• [What you have to do]
Give back every line exactly as it appears, pictures excluded.

==== Supplied information

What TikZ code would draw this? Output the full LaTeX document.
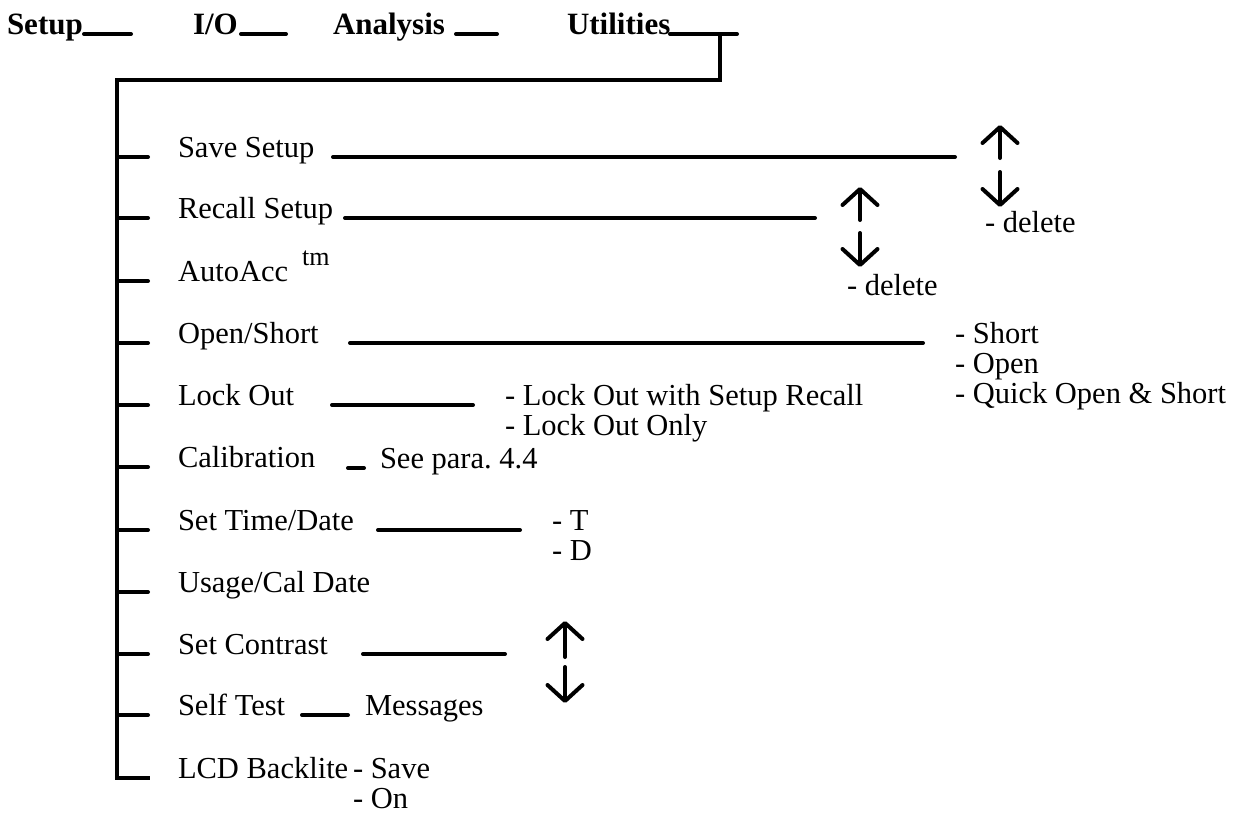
\documentclass[tikz,border=0pt]{standalone}
\usepackage{fontspec}
\setmainfont{Liberation Serif}
\usetikzlibrary{arrows.meta}
\frenchspacing
\begin{document}
\begin{tikzpicture}[x=1pt,y=-1pt,
  txt/.style={anchor=base west,inner sep=0pt,outer sep=0pt,font=\fontsize{30.5}{30.5}\selectfont},
  menu/.style={txt,font=\fontsize{31}{31}\selectfont\bfseries},
  sup/.style={anchor=base west,inner sep=0pt,font=\fontsize{26}{26}\selectfont},
  rule/.style={line width=4pt,line cap=round},
  spine/.style={line width=4pt,line cap=rect,line join=miter},
  updown/.style={line width=4pt,line cap=round,-{Straight Barb[length=16pt,width=35pt,line cap=round,line join=round]}}]
\useasboundingbox (0,0) rectangle (1246,814);
% top menu
\node[menu] (setup) at (7,34) {Setup};
\node[menu] (io) at (193,34) {I/O};
\node[menu] (analysis) at (333,34) {Analysis};
\node[menu] (util) at (567,34) {Utilities};
\draw[rule] (84,34) -- (131,34);
\draw[rule] (241,34) -- (286,34);
\draw[rule] (456,34) -- (497,34);
\coordinate (uend) at (737,34);
\coordinate (ucorner) at (720,80);
\coordinate (lcorner) at (117,80);
\coordinate (sbot) at (117,778);
\draw[rule] (670,34) -- (uend);
\draw[spine] (720,34) -- (ucorner) -- (lcorner) -- (sbot) -- (148,778);
% ticks
\foreach \y in {157,218,281,343,405,467,530,592,654,715}
  \draw[rule] (117,\y) -- (148,\y);
% items
\node[txt] (save) at (178,157) {Save Setup};
\node[txt] (recall) at (178,218) {Recall Setup};
\node[txt] (auto) at (178,281) {AutoAcc};
\node[sup] (tm) at (302,265) {tm};
\node[txt] (open) at (178,343) {Open/Short};
\node[txt] (lock) at (178,405) {Lock Out};
\node[txt] (cal) at (178,467) {Calibration};
\node[txt] (time) at (178,530) {Set Time/Date};
\node[txt] (usage) at (178,592) {Usage/Cal Date};
\node[txt] (contrast) at (178,654) {Set Contrast};
\node[txt] (self) at (178,715) {Self Test};
\node[txt] (lcd) at (178,778) {LCD Backlite};
% Save Setup
\draw[rule] (333,157) -- (955,157);
\draw[updown] (1000,158) -- (1000,125);
\draw[updown] (1000,172) -- (1000,207);
\node[txt] (del1) at (985,232) {- delete};
% Recall Setup
\draw[rule] (345,218) -- (815,218);
\draw[updown] (860,220) -- (860,187);
\draw[updown] (860,233) -- (860,267);
\node[txt] (del2) at (847,295) {- delete};
% Open/Short
\draw[rule] (350,343) -- (923,343);
\node[txt] (os1) at (955,343) {- Short};
\node[txt] (os2) at (955,373) {- Open};
\node[txt] (os3) at (955,403) {- Quick Open \& Short};
% Lock Out
\draw[rule] (332,405) -- (473,405);
\node[txt] (lo1) at (505,405) {- Lock Out with Setup Recall};
\node[txt] (lo2) at (505,435) {- Lock Out Only};
% Calibration
\draw[rule] (348,468) -- (364,468);
\node[txt] (para) at (380,468) {See para. 4.4};
% Set Time/Date
\draw[rule] (378,530) -- (520,530);
\node[txt] (tt) at (552,530) {- T};
\node[txt] (td) at (552,560) {- D};
% Set Contrast
\draw[rule] (363,654) -- (505,654);
\draw[updown] (565,657) -- (565,621);
\draw[updown] (565,667) -- (565,703);
% Self Test
\draw[rule] (302,715) -- (348,715);
\node[txt] (msg) at (365,715) {Messages};
% LCD Backlite
\node[txt] (ls) at (353,778) {- Save};
\node[txt] (lon) at (353,808) {- On};
\end{tikzpicture}
\end{document}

========

• [Result for this task]
What TikZ code would draw this? Output the full LaTeX document.
\documentclass[tikz,border=0pt]{standalone}
\usepackage{fontspec}
\setmainfont{Liberation Serif}
\usetikzlibrary{arrows.meta}
\frenchspacing
\begin{document}
\begin{tikzpicture}[x=1pt,y=-1pt,
  txt/.style={anchor=base west,inner sep=0pt,outer sep=0pt,font=\fontsize{30.5}{30.5}\selectfont},
  menu/.style={txt,font=\fontsize{31}{31}\selectfont\bfseries},
  sup/.style={anchor=base west,inner sep=0pt,font=\fontsize{26}{26}\selectfont},
  rule/.style={line width=4pt,line cap=round},
  spine/.style={line width=4pt,line cap=rect,line join=miter},
  updown/.style={line width=4pt,line cap=round,-{Straight Barb[length=16pt,width=35pt,line cap=round,line join=round]}}]
\useasboundingbox (0,0) rectangle (1246,814);
% top menu
\node[menu] (setup) at (7,34) {Setup};
\node[menu] (io) at (193,34) {I/O};
\node[menu] (analysis) at (333,34) {Analysis};
\node[menu] (util) at (567,34) {Utilities};
\draw[rule] (84,34) -- (131,34);
\draw[rule] (241,34) -- (286,34);
\draw[rule] (456,34) -- (497,34);
\coordinate (uend) at (737,34);
\coordinate (ucorner) at (720,80);
\coordinate (lcorner) at (117,80);
\coordinate (sbot) at (117,778);
\draw[rule] (670,34) -- (uend);
\draw[spine] (720,34) -- (ucorner) -- (lcorner) -- (sbot) -- (148,778);
% ticks
\foreach \y in {157,218,281,343,405,467,530,592,654,715}
  \draw[rule] (117,\y) -- (148,\y);
% items
\node[txt] (save) at (178,157) {Save Setup};
\node[txt] (recall) at (178,218) {Recall Setup};
\node[txt] (auto) at (178,281) {AutoAcc};
\node[sup] (tm) at (302,265) {tm};
\node[txt] (open) at (178,343) {Open/Short};
\node[txt] (lock) at (178,405) {Lock Out};
\node[txt] (cal) at (178,467) {Calibration};
\node[txt] (time) at (178,530) {Set Time/Date};
\node[txt] (usage) at (178,592) {Usage/Cal Date};
\node[txt] (contrast) at (178,654) {Set Contrast};
\node[txt] (self) at (178,715) {Self Test};
\node[txt] (lcd) at (178,778) {LCD Backlite};
% Save Setup
\draw[rule] (333,157) -- (955,157);
\draw[updown] (1000,158) -- (1000,125);
\draw[updown] (1000,172) -- (1000,207);
\node[txt] (del1) at (985,232) {- delete};
% Recall Setup
\draw[rule] (345,218) -- (815,218);
\draw[updown] (860,220) -- (860,187);
\draw[updown] (860,233) -- (860,267);
\node[txt] (del2) at (847,295) {- delete};
% Open/Short
\draw[rule] (350,343) -- (923,343);
\node[txt] (os1) at (955,343) {- Short};
\node[txt] (os2) at (955,373) {- Open};
\node[txt] (os3) at (955,403) {- Quick Open \& Short};
% Lock Out
\draw[rule] (332,405) -- (473,405);
\node[txt] (lo1) at (505,405) {- Lock Out with Setup Recall};
\node[txt] (lo2) at (505,435) {- Lock Out Only};
% Calibration
\draw[rule] (348,468) -- (364,468);
\node[txt] (para) at (380,468) {See para. 4.4};
% Set Time/Date
\draw[rule] (378,530) -- (520,530);
\node[txt] (tt) at (552,530) {- T};
\node[txt] (td) at (552,560) {- D};
% Set Contrast
\draw[rule] (363,654) -- (505,654);
\draw[updown] (565,657) -- (565,621);
\draw[updown] (565,667) -- (565,703);
% Self Test
\draw[rule] (302,715) -- (348,715);
\node[txt] (msg) at (365,715) {Messages};
% LCD Backlite
\node[txt] (ls) at (353,778) {- Save};
\node[txt] (lon) at (353,808) {- On};
\end{tikzpicture}
\end{document}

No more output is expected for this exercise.